|El Cajon Mountain Quarry
P1: Straight up until right before the anchor where the bolt line deviates slightly to the left.
P2: Straight up until you reach a series of horizontal seams where the bolt line veers to the right.
Left side of the Quarry wall.
P1: 14 bolts leading to a 2-bolt anchor/rapp station.
P2: 19 bolts leading to a 2-bolt anchor/rapp station.
60m rope should be fine, but 70m isn't a bad idea.
|By Jeff Kent|
From: Sedona, Az
Apr 30, 2013
Your bolt ladder is still a project?
|By Dave Alden|
From: San Diego, CA
Jan 9, 2014
The rating system for clean aid routes does in fact range from C0-C5, just as the original scale ranges from A0-A5.
Having said that, a clean aid climb (denoting the C rating) can be defined as a route that can be completed without a hammer and associated pins even if the route uses previously installed expansion bolts.
FYI there is no use for a hammer or pins on this route. All expansion bolts and associated hangers have been fixed and, unless removed by a third party, remain in place for everyone's use.
Bolt ladders are never given the A rating and are typically the only type of aid climb given a C0 rating, aside from the occasional pendulum or tension traverse on otherwise free climbs. Anything above C0 (ie C1-C5) require the placement of traditional gear.

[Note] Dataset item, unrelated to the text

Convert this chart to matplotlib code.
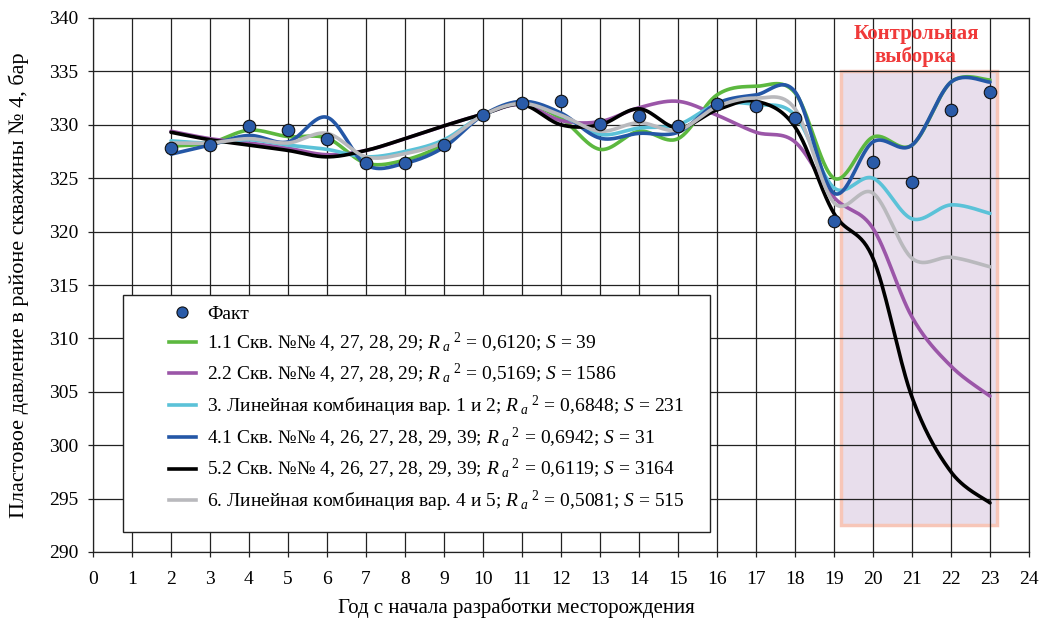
import numpy as np
import matplotlib
matplotlib.use("Agg")
import matplotlib.pyplot as plt
from matplotlib.patches import Rectangle
from matplotlib.lines import Line2D

plt.rcParams['font.family'] = ['Liberation Serif', 'DejaVu Serif']
plt.rcParams['mathtext.fontset'] = 'custom'
plt.rcParams['mathtext.rm'] = 'Liberation Serif'
plt.rcParams['mathtext.it'] = 'Liberation Serif:italic'

# ---------------- data ----------------
years = list(range(2, 24))
fact = [327.8, 328.1, 329.85, 329.55, 328.7, 326.4, 326.45, 328.15, 330.9, 332.0, 332.25,
        330.1, 330.85, 329.9, 331.95, 331.75, 330.6, 320.95, 326.55, 324.6, 331.35, 333.05]

v11 = [328.0, 328.3, 329.5, 328.9, 328.75, 326.4, 326.7, 328.2, 330.9, 332.0, 330.6,
       327.7, 329.4, 328.7, 332.8, 333.6, 333.0, 325.0, 328.85, 328.1, 334.0, 334.2]
v22 = [329.4, 328.7, 328.3, 327.8, 327.2, 327.6, 328.7, 329.9, 331.0, 331.9, 330.4,
       330.3, 331.6, 332.2, 330.9, 329.3, 328.4, 323.2, 320.3, 312.0, 307.4, 304.6]
v3 = [328.5, 328.3, 328.6, 328.1, 327.7, 327.0, 327.5, 328.6, 330.9, 332.0, 330.9,
      329.1, 329.7, 330.0, 331.9, 331.9, 330.9, 324.1, 325.0, 321.2, 322.5, 321.7]
v41 = [327.25, 328.1, 329.0, 328.4, 330.7, 326.25, 326.4, 327.9, 330.9, 332.2, 331.1,
       328.75, 329.2, 329.3, 332.0, 332.8, 333.1, 323.6, 328.4, 328.1, 334.0, 334.0]
v52 = [329.3, 328.6, 328.1, 327.6, 327.0, 327.6, 328.7, 329.9, 331.0, 331.9, 330.0,
       330.0, 331.5, 329.7, 331.4, 332.2, 329.8, 321.7, 317.5, 304.5, 297.5, 294.6]
v6 = [328.3, 328.3, 328.7, 328.3, 329.2, 327.0, 327.3, 328.4, 330.9, 332.0, 330.9,
      329.4, 330.2, 329.5, 331.7, 332.5, 331.5, 322.7, 323.6, 317.5, 317.6, 316.7]

RA = r"$R_{\ a}{}^{\ 2}$"
labels = [
    "1.1 Скв. №№ 4, 27, 28, 29; " + RA + r" = 0,6120; $S$ = 39",
    "2.2 Скв. №№ 4, 27, 28, 29; " + RA + r" = 0,5169; $S$ = 1586",
    "3. Линейная комбинация вар. 1 и 2; " + RA + r" = 0,6848; $S$ = 231",
    "4.1 Скв. №№ 4, 26, 27, 28, 29, 39; " + RA + r" = 0,6942; $S$ = 31",
    "5.2 Скв. №№ 4, 26, 27, 28, 29, 39; " + RA + r" = 0,6119; $S$ = 3164",
    "6. Линейная комбинация вар. 4 и 5; " + RA + r" = 0,5081; $S$ = 515",
]
series = [v11, v22, v3, v41, v52, v6]
colors = ['#5cb83f', '#9b56a8', '#5bc2d8', '#2457a6', '#000000', '#b9b9bd']

control_x = (19.18, 23.18)
control_y = (292.5, 335.0)


def smooth(xs, ys, n=30):
    """Catmull-Rom (Excel-like) smoothing through the points."""
    xs = np.asarray(xs, float)
    ys = np.asarray(ys, float)
    P = np.column_stack([xs, ys])
    P = np.vstack([P[0], P, P[-1]])
    out = []
    t = np.linspace(0, 1, n, endpoint=False)
    for i in range(1, len(P) - 2):
        p0, p1, p2, p3 = P[i - 1], P[i], P[i + 1], P[i + 2]
        c1 = p1 + (p2 - p0) / 6.0
        c2 = p2 - (p3 - p1) / 6.0
        seg = ((1 - t)[:, None] ** 3 * p1 + 3 * ((1 - t) ** 2 * t)[:, None] * c1
               + 3 * ((1 - t) * t ** 2)[:, None] * c2 + (t ** 3)[:, None] * p2)
        out.append(seg)
    out.append(P[-2][None, :])
    out = np.vstack(out)
    return out[:, 0], out[:, 1]


fig = plt.figure(figsize=(10.41, 6.23), dpi=100)
ax = fig.add_axes([93 / 1041, 1 - 552 / 623, 936 / 1041, 534 / 623])

ax.set_xlim(0, 24)
ax.set_ylim(290, 340)
ax.set_xticks(range(0, 25))
ax.set_yticks(range(290, 341, 5))
ax.set_axisbelow(True)
ax.grid(True, color='#222222', linewidth=0.9)
ax.tick_params(direction='out', length=3.5, width=0.9, labelsize=14, color='#222222')
ax.tick_params(axis='x', pad=10)
ax.tick_params(axis='y', pad=7)
for s in ax.spines.values():
    s.set_color('#222222')
    s.set_linewidth(0.9)

# control sample box
ax.add_patch(Rectangle((control_x[0], control_y[0]), control_x[1] - control_x[0],
                       control_y[1] - control_y[0], facecolor='#e8deec',
                       edgecolor='#f7c6b8', linewidth=2.5, zorder=0.2))
ax.text(21.1, 337.4, "Контрольная\nвыборка", color='#f03a3a', fontsize=15,
        fontweight='bold', ha='center', va='center', linespacing=1.15, zorder=6)

handles = []
for vals, c, lab in zip(series, colors, labels):
    sx, sy = smooth(years, vals)
    ax.plot(sx, sy, color=c, linewidth=2.6, solid_capstyle='round', zorder=3)
    handles.append(Line2D([], [], color=c, linewidth=2.6, label=lab))

ax.plot(years, fact, linestyle='none', marker='o', markersize=9,
        markerfacecolor='#2a5ba8', markeredgecolor='#111111', markeredgewidth=0.8, zorder=5)
fact_handle = Line2D([], [], linestyle='none', marker='o', markersize=8,
                     markerfacecolor='#2a5ba8', markeredgecolor='#111111',
                     markeredgewidth=0.8, label='Факт')

# legend box
ax.add_patch(Rectangle((30 / 936, 20 / 534), 587 / 936, 237 / 534, transform=ax.transAxes,
                       facecolor='white', edgecolor='#222222', linewidth=1.0, zorder=7))
leg = ax.legend(handles=[fact_handle] + handles, loc='upper left',
                bbox_to_anchor=(60 / 936, 1 - 272 / 534), frameon=False, fontsize=14,
                handlelength=1.4, handletextpad=0.6, labelspacing=0.38, borderpad=0.3)
leg.set_zorder(8)

ax.set_xlabel("Год с начала разработки месторождения", fontsize=15)
ax.xaxis.set_label_coords(0.452, -0.085)
ax.set_ylabel("Пластовое давление в районе скважины № 4, бар", fontsize=16)
ax.yaxis.set_label_coords(-0.068, 0.5)

fig.savefig("out.png", dpi=100)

The A0 rating is reserved for routes that are climbed mostly free with an occasional aid move that does not require specialized aid gear. An example would be pulling on gear from time to time during a free ascent, also known as french free climbing.
Also, both anchor/rappel stations have quick links fixed to assist in rappelling without having to leave gear behind. This route is indeed a good safe way to introduce yourself to aid climbing. You can leave your hammer at home and only pack in around 15 draws instead.